Council on Revenues Increases Growth Forecast by 1% for Fiscal Year 2015
News Release from Office of Senator Sam Slom March 12, 2015
HONOLULU—Today, the Council on Revenues projected a 5.5% growth in revenues for the state, up 1% from their January projection of 4.5%. This translates to an additional $191.4 million in anticipated revenues to the state general fund for fiscal biennium 2016-17.
Senator Sam Slom says, "The Council on Revenues' projection is optimistic, and I caution against that kind of optimism when state cash reserves are as low as they are. The question that needs to be asked is, 'Where are we in the business cycle?' If we are closing in on an economic downturn, it is problematic.

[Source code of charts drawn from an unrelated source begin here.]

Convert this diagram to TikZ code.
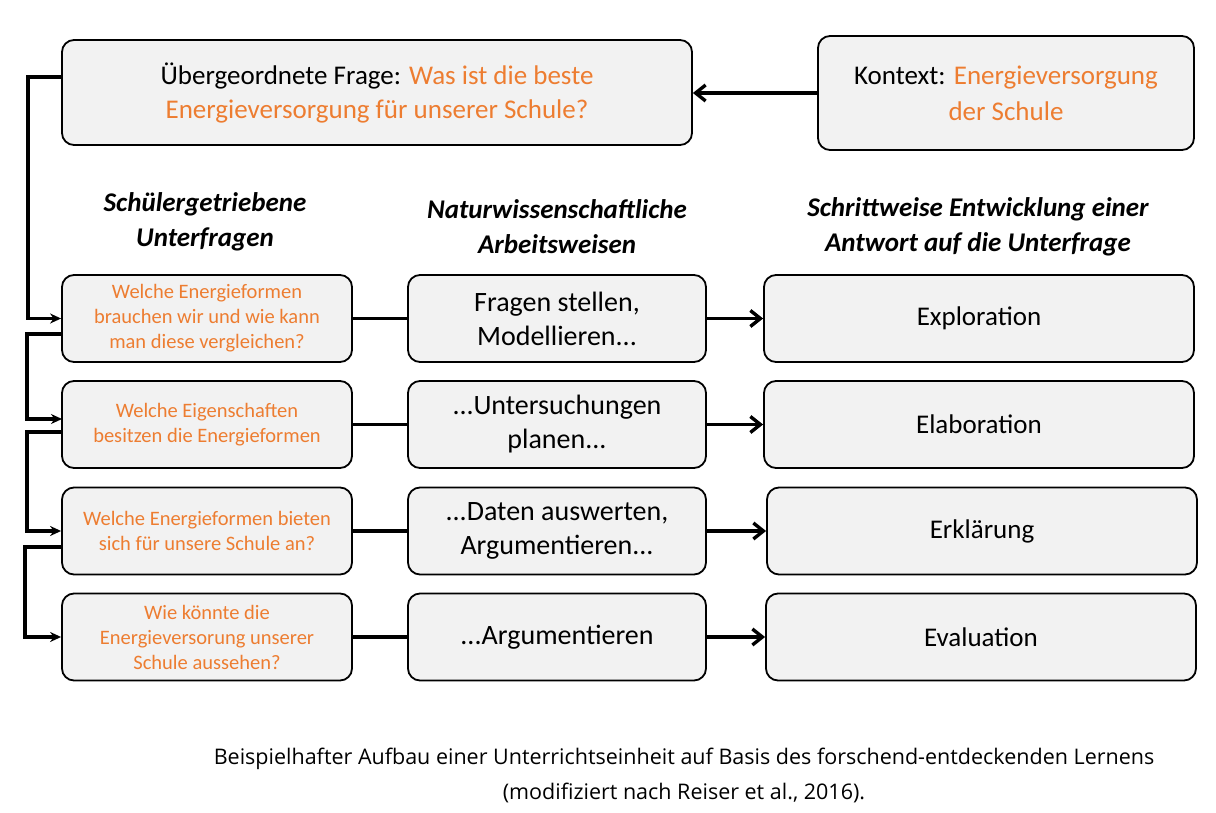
\documentclass[tikz,border=0pt]{standalone}
\usepackage{fontspec}
\setmainfont{Carlito}
\newfontfamily\capfont{Open Sans}
\usetikzlibrary{arrows.meta}
\definecolor{orng}{RGB}{237,125,49}
\definecolor{boxfill}{RGB}{242,242,242}
\begin{document}
\begin{tikzpicture}[x=1pt,y=-1pt,
  bx/.style={draw=black,line width=1.8pt,fill=boxfill,rounded corners=12pt,inner sep=0pt,align=center},
  hd/.style={font=\fontsize{27}{35}\selectfont\bfseries\itshape,align=center},
  con/.style={line width=3.4pt},
  arr/.style={line width=3.4pt,-{Straight Barb[length=10pt,width=16pt,line width=3.4pt]}},
  sarr/.style={line width=3.2pt,-{Stealth[length=11pt,width=10pt]}}]
\useasboundingbox (0,0) rectangle (1216,813);
\fill[white] (0,0) rectangle (1216,813);
\node[bx,minimum width=630pt,minimum height=105pt,font=\fontsize{27}{34}\selectfont] (top) at (377,92.5) {Übergeordnete Frage: \textcolor{orng}{Was ist die beste}\\\textcolor{orng}{Energieversorgung für unserer Schule?}};
\node[bx,minimum width=376pt,minimum height=114pt,font=\fontsize{27}{36}\selectfont] (ctx) at (1006,93) {Kontext: \textcolor{orng}{Energieversorgung}\\\textcolor{orng}{der Schule}};
\draw[arr] (ctx.west) -- (top.east|-ctx.west);
\node[hd] (h1) at (205,222) {Schülergetriebene\\Unterfragen};
\node[hd] (h2) at (557,227) {Naturwissenschaftliche\\Arbeitsweisen};
\node[hd] (h3) at (978,227) {Schrittweise Entwicklung einer\\Antwort auf die Unterfrage};
\foreach \i/\y/\l/\m/\r/\rx in {
 1/318.5/{Welche Energieformen\\brauchen wir und wie kann\\man diese vergleichen?}/{Fragen stellen,\\Modellieren...}/Exploration/979,
 2/424.5/{Welche Eigenschaften\\besitzen die Energieformen}/{...Untersuchungen\\planen...}/Elaboration/979,
 3/531/{Welche Energieformen bieten\\sich für unsere Schule an?}/{...Daten auswerten,\\Argumentieren...}/Erklärung/982,
 4/637/{Wie könnte die\\Energieversorung unserer\\Schule aussehen?}/{...Argumentieren}/Evaluation/981}{
 \node[bx,minimum width=290pt,minimum height=87pt,font=\fontsize{20.5}{25}\selectfont\color{orng}] (l\i) at (207,\y) {\l};
 \node[bx,minimum width=298pt,minimum height=87pt,font=\fontsize{28}{34}\selectfont] (m\i) at (557,\y) {\m};
 \node[bx,minimum width=430pt,minimum height=87pt,font=\fontsize{27}{30}\selectfont] (r\i) at (\rx,\y) {\r};
 \draw[con] (l\i.east) -- (m\i.west);
 \draw[arr] (m\i.east) -- (r\i.west);
}
\coordinate (t0) at (62,77);
\draw[sarr] (t0) -- (28,77) -- (28,318.5) -- (l1.west);
\draw[sarr] (62,334) -- (27,334) -- (27,419) -- (62,419);
\draw[sarr] (62,432) -- (27,432) -- (27,531) -- (l3.west);
\draw[sarr] (62,547) -- (25,547) -- (25,637) -- (l4.west);
\node[font=\capfont\fontsize{21.5}{35}\selectfont,align=center] (cap) at (684,775) {Beispielhafter Aufbau einer Unterrichtseinheit auf Basis des forschend-entdeckenden Lernens\\(modifiziert nach Reiser et al., 2016).};
\end{tikzpicture}
\end{document}
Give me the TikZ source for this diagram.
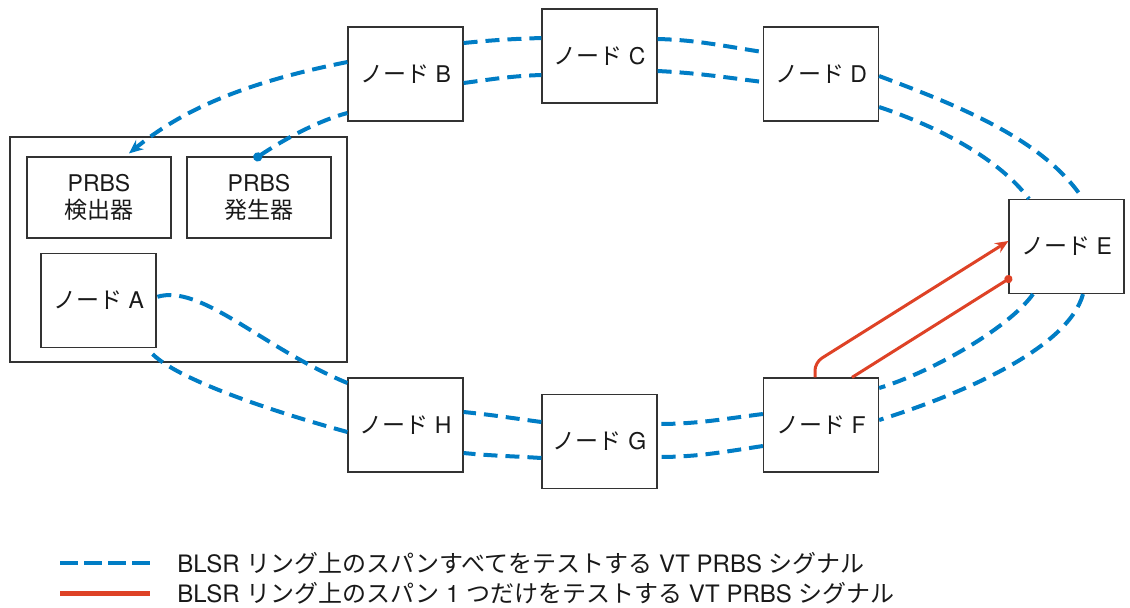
\documentclass[tikz,border=0pt]{standalone}
\usepackage{fontspec}
\setmainfont{TeX Gyre Heros}
\newfontfamily\jp{Noto Sans CJK JP}
\usetikzlibrary{arrows.meta,calc}
\definecolor{ringblauw}{RGB}{0,125,197}
\definecolor{spanrood}{RGB}{222,66,38}
\tikzset{
  knoop/.style={draw=black!80, line width=0.6pt, fill=white, text=black!90, inner sep=0pt,
    minimum width=57.5pt, minimum height=47pt, font=\fontsize{11.5}{13.5}\selectfont},
  prbs/.style={knoop, minimum width=72pt, minimum height=40.5pt, align=center},
  ring/.style={draw=ringblauw, line width=2pt, dash pattern=on 7pt off 4pt},
  span/.style={draw=spanrood, line width=1.5pt},
  uitleg/.style={anchor=west, inner sep=0pt, text=black!90, font=\fontsize{12}{14}\selectfont},
}
\begin{document}
\begin{tikzpicture}[x=0.5pt, y=-0.5pt]
                \useasboundingbox (0,0) rectangle (1130,607);

                % Knooppunten
                \node[knoop, minimum width=168.5pt, minimum height=112.5pt] (site) at (178.5,249.5) {};
                \node[prbs] (det) at (99,197.5) {PRBS\\{\jp 検出器}};
                \node[prbs] (gen) at (259,197.5) {PRBS\\{\jp 発生器}};
                \node[knoop] (A) at (98.5,300.5) {{\jp ノード} A};
                \node[knoop] (B) at (405.5,74) {{\jp ノード} B};
                \node[knoop] (C) at (599.5,56) {{\jp ノード} C};
                \node[knoop] (D) at (821,74) {{\jp ノード} D};
                \node[knoop] (E) at (1066.5,246.5) {{\jp ノード} E};
                \node[knoop] (F) at (821,425) {{\jp ノード} F};
                \node[knoop] (G) at (599.5,441.5) {{\jp ノード} G};
                \node[knoop] (H) at (405.5,425) {{\jp ノード} H};

                % Buitenste ring
                \draw[ring, -{Stealth[length=7pt,width=6pt]}] ($(B.west)+(0,-12)$) .. controls +(-100,20) and +(55,-45) .. ($(det.north)+(30,-3)$);
                \draw[ring] ($(B.east)+(0,-31)$) .. controls +(30,-3) and +(-30,1) .. ($(C.west)+(0,-18)$);
                \draw[ring] ($(C.east)+(0,-17)$) .. controls +(40,1) and +(-40,-6) .. ($(D.west)+(0,-22)$);
                \draw[ring] ($(D.east)+(0,2)$) .. controls +(80,30) and +(-40,-60) .. ($(E.north)+(16.5,0)$);
                \draw[ring] ($(E.south)+(16.5,0)$) .. controls +(-15,55) and +(80,-25) .. ($(F.east)+(0,-5)$);
                \draw[ring] ($(F.west)+(0,21)$) .. controls +(-40,6) and +(40,0) .. ($(G.east)+(0,15.5)$);
                \draw[ring] ($(G.west)+(0,16.5)$) .. controls +(-30,-2) and +(30,3) .. ($(H.east)+(0,28)$);
                \draw[ring] ($(H.west)+(0,7)$) .. controls +(-80,-22) and +(25,25) .. ($(A.south east)+(-4,6)$);

                % Binnenste ring
                \draw[ring, {Circle[length=4.5pt]}-] ($(gen.north)+(-5,3)$) .. controls +(30,-20) and +(-30,8) .. ($(B.west)+(0,39)$);
                \draw[ring] ($(B.east)+(0,9)$) .. controls +(30,-4) and +(-30,1) .. ($(C.west)+(0,19)$);
                \draw[ring] ($(C.east)+(0,15)$) .. controls +(40,2) and +(-40,-5) .. ($(D.west)+(0,8)$);
                \draw[ring] ($(D.east)+(0,33)$) .. controls +(60,20) and +(-30,-40) .. ($(E.north)+(-37.5,0)$);
                \draw[ring] ($(E.south)+(-33.5,0)$) .. controls +(-25,35) and +(50,-15) .. ($(F.east)+(0,-37)$);
                \draw[ring] ($(F.west)+(0,-11)$) .. controls +(-40,5) and +(40,0) .. ($(G.east)+(0,-17.5)$);
                \draw[ring] ($(G.west)+(0,-19.5)$) .. controls +(-30,-4) and +(30,3) .. ($(H.east)+(0,-13)$);
                \draw[ring] ($(H.west)+(0,-42)$) .. controls +(-85,-35) and +(44,-14) .. ($(A.east)+(0,-3.5)$);

                % Span F-E
                \draw[span, rounded corners=4pt, -{Stealth[length=6.5pt,width=5.5pt]}] ($(F.north)+(-6,0)$) -- ++(0,-15) -- ($(E.west)+(0,-5.5)$);
                \draw[span, {Circle[length=4pt]}-] ($(E.west)+(3.4,30.4)$) -- ($(F.north)+(31,0)$);

                % Legenda
                \coordinate (L1a) at (60,563);
                \coordinate (L1b) at (150,563);
                \coordinate (L2a) at (60,593);
                \coordinate (L2b) at (150,593);
                \draw[ring, dash pattern=on 9pt off 3pt] (L1a) -- (L1b);
                \draw[span, line width=2.5pt] (L2a) -- (L2b);
                \node[uitleg] (L1) at (177,563) {BLSR {\jp リング上のスパンすべてをテストする} VT PRBS {\jp シグナル}};
                \node[uitleg] (L2) at (177,593) {BLSR {\jp リング上のスパン} 1 {\jp つだけをテストする} VT PRBS {\jp シグナル}};
\end{tikzpicture}
\end{document}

A low cash balance can also negatively affect our state bond rating."
Senator Slom urges that the Legislature treat the Council's projection with caution, and put the additional funds in the state cash reserves.
Senate Minority budget director Paul Harleman says, "The Government Financial Officers Association (GFOA), recommends that states maintain at least 15% of general fund revenues in cash reserves. The term 'cash reserves' refers to any surplus revenues, plus the Emergency Budget and Reserve Fund and the Hurricane Relief Fund. Currently, Hawaii has about 10% in cash reserves."
Senator Slom continued, "It would be imprudent to use this current forecast as a justification for increased spending. The responsible thing to do would be to put it away, and make sure our state has adequate cash on hand."